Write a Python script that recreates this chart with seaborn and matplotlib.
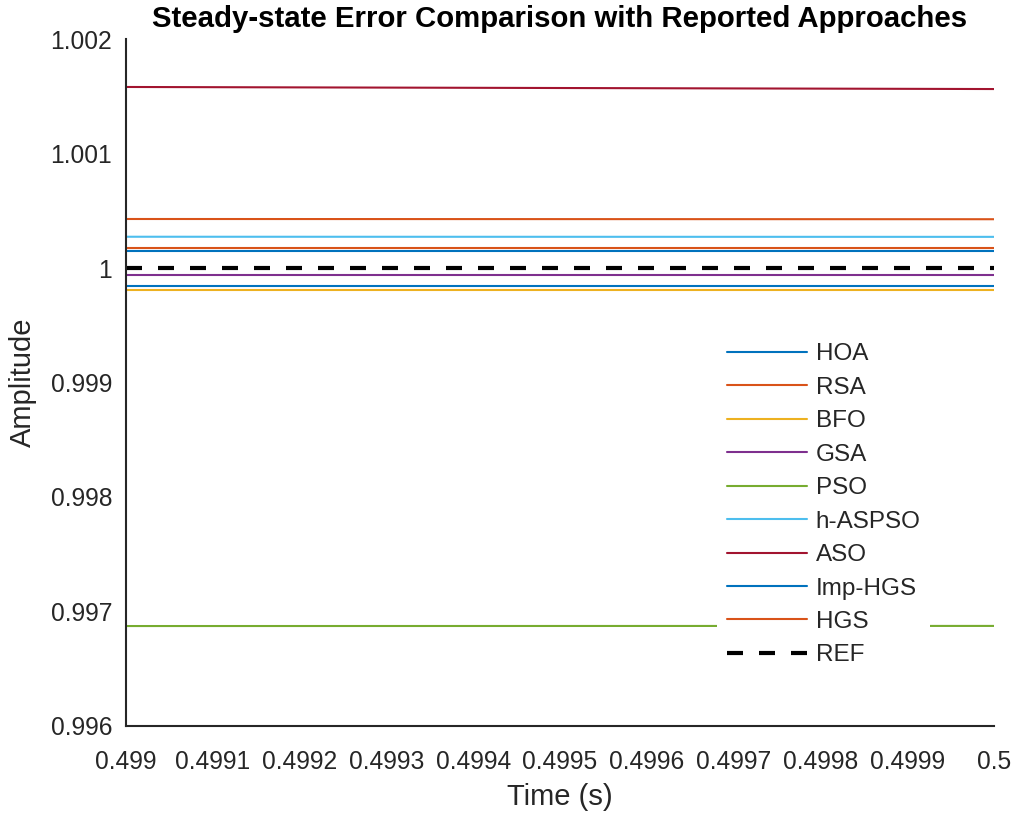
import matplotlib
matplotlib.use("Agg")
import matplotlib.pyplot as plt
from matplotlib.ticker import FuncFormatter
import seaborn as sns
import pandas as pd

# ---- data ----
time_s = [0.499, 0.5]
labels = ["HOA", "RSA", "BFO", "GSA", "PSO", "h-ASPSO", "ASO", "Imp-HGS", "HGS", "REF"]
hoa = [0.99984, 0.99984]
rsa = [1.000428, 1.000426]
bfo = [0.999808, 0.999808]
gsa = [0.999936, 0.999936]
pso = [0.996873, 0.996874]
h_aspso = [1.000273, 1.000272]
aso = [1.001581, 1.001563]
imp_hgs = [1.000148, 1.000148]
hgs = [1.000172, 1.000172]
ref = [1.0, 1.0]
series = [hoa, rsa, bfo, gsa, pso, h_aspso, aso, imp_hgs, hgs, ref]
colors = ["#0072BD", "#D95319", "#EDB120", "#7E2F8E", "#77AC30",
          "#4DBEEE", "#A2142F", "#0072BD", "#D95319", "#000000"]
x_ticks = [0.499, 0.4991, 0.4992, 0.4993, 0.4994, 0.4995, 0.4996, 0.4997, 0.4998, 0.4999, 0.5]
y_ticks = [0.996, 0.997, 0.998, 0.999, 1.0, 1.001, 1.002]

rows = []
for name, vals in zip(labels, series):
    for t, v in zip(time_s, vals):
        rows.append({"Time": t, "Amplitude": v, "Method": name})
df = pd.DataFrame(rows)

sns.set_style("white")
plt.rcParams["font.family"] = ["Liberation Sans", "DejaVu Sans"]

fig = plt.figure(figsize=(10.21, 8.16), dpi=100)
ax = fig.add_axes([0.1234, 0.1103, 0.8502, 0.8419])

for name, col in zip(labels, colors):
    sub = df[df["Method"] == name]
    if name == "REF":
        sns.lineplot(data=sub, x="Time", y="Amplitude", ax=ax, color=col,
                     linewidth=3, label=name, linestyle=(0, (3.84, 3.84)))
    else:
        sns.lineplot(data=sub, x="Time", y="Amplitude", ax=ax, color=col,
                     linewidth=1.5, label=name)

ax.set_xlim(0.499, 0.5)
ax.set_ylim(0.996, 1.002)
ax.set_xticks(x_ticks)
ax.set_yticks(y_ticks)
fmt = FuncFormatter(lambda v, p: "%g" % round(v, 6))
ax.xaxis.set_major_formatter(fmt)
ax.yaxis.set_major_formatter(fmt)

for s in ["top", "right"]:
    ax.spines[s].set_visible(False)
for s in ["left", "bottom"]:
    ax.spines[s].set_color("#262626")
    ax.spines[s].set_linewidth(1.5)

ax.tick_params(axis="both", direction="in", length=7, width=1.5, color="#262626",
               labelsize=17.7, labelcolor="#262626")
ax.tick_params(axis="x", pad=17)
ax.tick_params(axis="y", pad=10)

ax.set_xlabel("Time (s)", fontsize=21, color="#262626", labelpad=7)
ax.set_ylabel("Amplitude", fontsize=21, color="#262626", labelpad=10)
ax.set_title("Steady-state Error Comparison with Reported Approaches",
             fontsize=21.2, fontweight="bold", pad=9, color="black")

leg = ax.legend(loc="upper left", bbox_to_anchor=(0.681, 0.571), frameon=True,
                fontsize=17.5, handlelength=3.3, handletextpad=0.35,
                labelspacing=0.47, borderpad=0.4, borderaxespad=0)
leg.get_frame().set_edgecolor("none")
leg.get_frame().set_facecolor("white")
leg.get_frame().set_alpha(1)
leg.get_frame().set_boxstyle("square", pad=0)

fig.savefig("out.png", dpi=100)
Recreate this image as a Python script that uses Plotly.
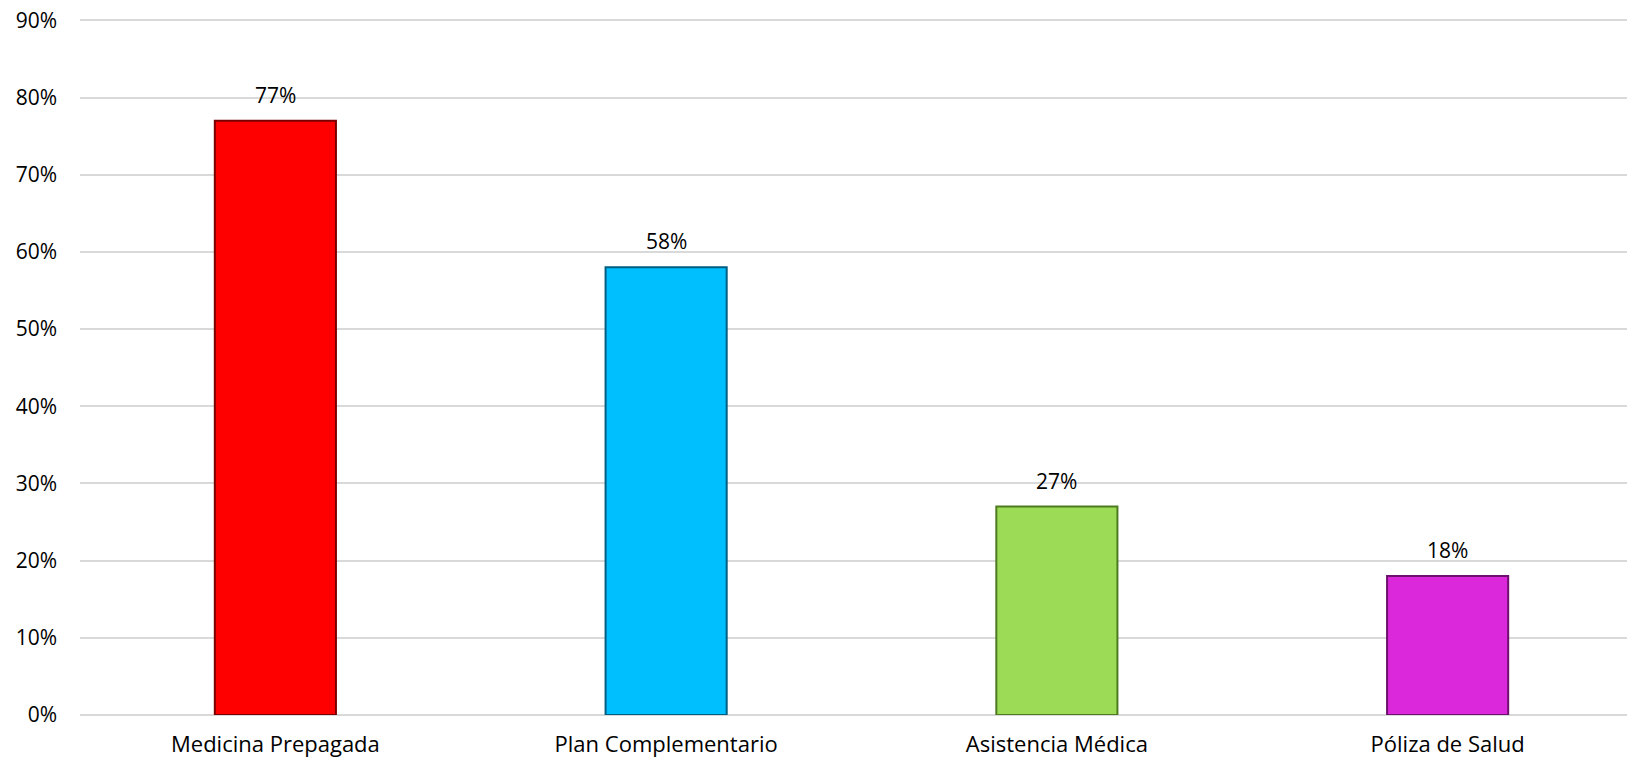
import plotly.graph_objects as go

categories = ["Medicina Prepagada", "Plan Complementario", "Asistencia Médica", "Póliza de Salud"]
values = [77, 58, 27, 18]
labels = ["77%", "58%", "27%", "18%"]
colors = ["#FE0000", "#00BFFE", "#9BDB55", "#DA28DA"]
edge_colors = ["#7A0000", "#005E80", "#4E7A20", "#6E106E"]
y_ticks = [0, 10, 20, 30, 40, 50, 60, 70, 80, 90]

FONT = "'Open Sans', Lato, sans-serif"

fig = go.Figure()
fig.add_trace(go.Bar(
    x=categories, y=values,
    marker=dict(color=colors, line=dict(color=edge_colors, width=2)),
    width=0.31,
    hoverinfo="skip",
))

for c, v, t in zip(categories, values, labels):
    fig.add_annotation(x=c, y=v, text=t, showarrow=False, yshift=26,
                       font=dict(size=21, color="#000000", family=FONT, weight=500))

fig.update_layout(
    width=1643, height=761,
    margin=dict(l=80, r=0, t=18, b=46),
    paper_bgcolor="white", plot_bgcolor="white",
    showlegend=False,
    font=dict(family=FONT, size=21, color="#000000", weight=500),
    xaxis=dict(showgrid=False, showline=False, ticks="", tickfont=dict(size=22, weight=500),
               ticklabelstandoff=14),
    yaxis=dict(range=[0, 90.3], tickvals=y_ticks, ticktext=[f"{t}%" for t in y_ticks],
               showgrid=True, gridcolor="#D9D9D9", gridwidth=1.5,
               zeroline=True, zerolinecolor="#D9D9D9", zerolinewidth=1.5,
               showline=False, ticks="", tickfont=dict(size=21, weight=500),
               ticklabelstandoff=22),
)

fig.write_html("out.html", config={"displayModeBar": False},
               post_script="document.body.style.margin='0';document.body.style.overflow='hidden';")
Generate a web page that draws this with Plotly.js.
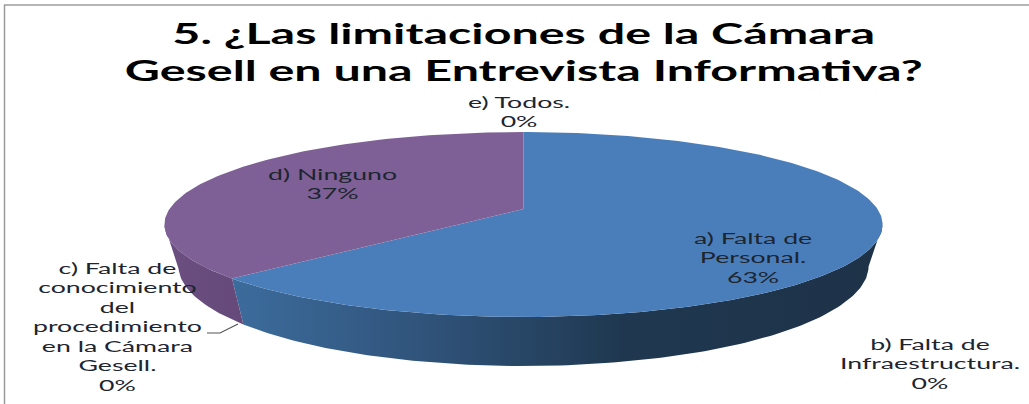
<!DOCTYPE html>
<html>
<head>
<meta charset="utf-8">
<script src="https://cdn.plot.ly/plotly-3.0.0.min.js"></script>
<style>
html,body{margin:0;padding:0;background:#fff}
.annotation-text{transform-box:fill-box;transform-origin:center;transform:scaleX(1.78)}
.gtitle{transform-box:fill-box;transform-origin:center;transform:scaleX(1.67)}
</style>
</head>
<body>
<div id="chart" style="width:1029px;height:404px"></div>
<script>
const categories = ["a) Falta de<br>Personal.", "b) Falta de<br>Infraestructura.", "c) Falta de<br>conocimiento<br>del<br>procedimiento<br>en la Cámara<br>Gesell.", "d) Ninguno", "e) Todos."];
const values = [63, 0, 0, 37, 0];
const topColors = ["#4a7ebb", "#be4b48", "#98b954", "#7f6096", "#46aac5"];
const sideScales = [
  [[0, "#3c6c9c"], [0.3, "#30537a"], [0.6, "#1f3850"], [1, "#1e3248"]],
  null,
  null,
  [[0, "#6a4f80"], [1, "#64497a"]],
  null
];
const labelX = [753, 930, 117, 332, 519];
const labelY = [257, 363, 326, 184, 111.5];
const titleText = "5. ¿Las limitaciones de la Cámara<br>Gesell en una Entrevista Informativa?";

// Projection of the pie disc on to the page
const C = {x: 523.5, y: 209, a: 354, b: 89.9, k: 0.1676};
const E = {x: 523.5, y: 224.5, rx: 359, ry: 92.5};   // top rim ellipse
const B = {x: 523.5, y: 266, rx: 345, ry: 100};      // bottom rim ellipse

function rim(frac) {
  const p = frac * 2 * Math.PI, u = Math.sin(p), v = Math.cos(p), w = 1 + C.k * v;
  const x = C.x + C.a * u / w, y = C.y - C.b * v / w;
  return {x, y, ex: (x - E.x) / E.rx, ey: (y - E.y) / E.ry};
}
const total = values.reduce((s, v) => s + v, 0);
const sideTraces = [], topTraces = [];
let acc = 0;
values.forEach((val, i) => {
  const start = acc / total, end = (acc + val) / total;
  acc += val;
  if (val === 0) return;
  const n = Math.max(8, Math.round((end - start) * 360));
  const pts = [];
  for (let j = 0; j <= n; j++) pts.push(rim(start + (end - start) * j / n));
  topTraces.push({
    type: "scatter", mode: "lines", hoverinfo: "skip", showlegend: false,
    x: [C.x, ...pts.map(p => p.x), C.x], y: [C.y, ...pts.map(p => p.y), C.y],
    fill: "toself", fillcolor: topColors[i], line: {width: 0, color: topColors[i]}
  });
  const vis = pts.filter(p => p.ey >= 0);
  if (vis.length > 1) {
    const bx = vis.map(p => B.x + B.rx * p.ex), by = vis.map(p => B.y + B.ry * p.ey);
    sideTraces.push({
      type: "scatter", mode: "lines", hoverinfo: "skip", showlegend: false,
      x: [...vis.map(p => p.x), ...bx.slice().reverse()],
      y: [...vis.map(p => p.y), ...by.slice().reverse()],
      fill: "toself", fillgradient: {type: "horizontal", colorscale: sideScales[i]},
      line: {width: 0, color: sideScales[i][0][1]}
    });
  }
});
const leader = {
  type: "scatter", mode: "lines", hoverinfo: "skip", showlegend: false,
  x: [207, 220, 238], y: [333, 333, 324], line: {color: "#555555", width: 1.2}
};
const annotations = categories.map((c, i) => ({
  x: labelX[i], y: labelY[i], xref: "x", yref: "y", showarrow: false,
  text: c + "<br>" + values[i] + "%", align: "center", xanchor: "center", yanchor: "middle",
  font: {family: "Lato", size: 15, color: "#1c2530"}
}));
Plotly.newPlot("chart", [...sideTraces, ...topTraces, leader], {
  width: 1029, height: 404,
  margin: {l: 0, r: 0, t: 0, b: 0},
  paper_bgcolor: "#ffffff", plot_bgcolor: "#ffffff",
  showlegend: false,
  title: {text: titleText, x: 0.509, xanchor: "center", y: 0.892, yanchor: "bottom",
          font: {family: "Lato", size: 29, color: "#000000", weight: 700}},
  xaxis: {range: [0, 1029], visible: false, fixedrange: true},
  yaxis: {range: [404, 0], visible: false, fixedrange: true},
  annotations,
  shapes: [
    {type: "line", xref: "x", yref: "y", x0: 4, x1: 1029, y0: 5, y1: 5, line: {color: "#b5b5b5", width: 2}},
    {type: "line", xref: "x", yref: "y", x0: 4.5, x1: 4.5, y0: 5, y1: 404, line: {color: "#9a9a9a", width: 1.5}}
  ]
}, {displayModeBar: false, staticPlot: true});
</script>
</body>
</html>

-=-=-

In the listing above, find the line with "Generate a web" and the line with "bottom rim ellipse". Set down exactly those lines and everything between them, skipping pictures.

Generate a web page that draws this with Plotly.js.
<!DOCTYPE html>
<html>
<head>
<meta charset="utf-8">
<script src="https://cdn.plot.ly/plotly-3.0.0.min.js"></script>
<style>
html,body{margin:0;padding:0;background:#fff}
.annotation-text{transform-box:fill-box;transform-origin:center;transform:scaleX(1.78)}
.gtitle{transform-box:fill-box;transform-origin:center;transform:scaleX(1.67)}
</style>
</head>
<body>
<div id="chart" style="width:1029px;height:404px"></div>
<script>
const categories = ["a) Falta de<br>Personal.", "b) Falta de<br>Infraestructura.", "c) Falta de<br>conocimiento<br>del<br>procedimiento<br>en la Cámara<br>Gesell.", "d) Ninguno", "e) Todos."];
const values = [63, 0, 0, 37, 0];
const topColors = ["#4a7ebb", "#be4b48", "#98b954", "#7f6096", "#46aac5"];
const sideScales = [
  [[0, "#3c6c9c"], [0.3, "#30537a"], [0.6, "#1f3850"], [1, "#1e3248"]],
  null,
  null,
  [[0, "#6a4f80"], [1, "#64497a"]],
  null
];
const labelX = [753, 930, 117, 332, 519];
const labelY = [257, 363, 326, 184, 111.5];
const titleText = "5. ¿Las limitaciones de la Cámara<br>Gesell en una Entrevista Informativa?";

// Projection of the pie disc on to the page
const C = {x: 523.5, y: 209, a: 354, b: 89.9, k: 0.1676};
const E = {x: 523.5, y: 224.5, rx: 359, ry: 92.5};   // top rim ellipse
const B = {x: 523.5, y: 266, rx: 345, ry: 100};      // bottom rim ellipse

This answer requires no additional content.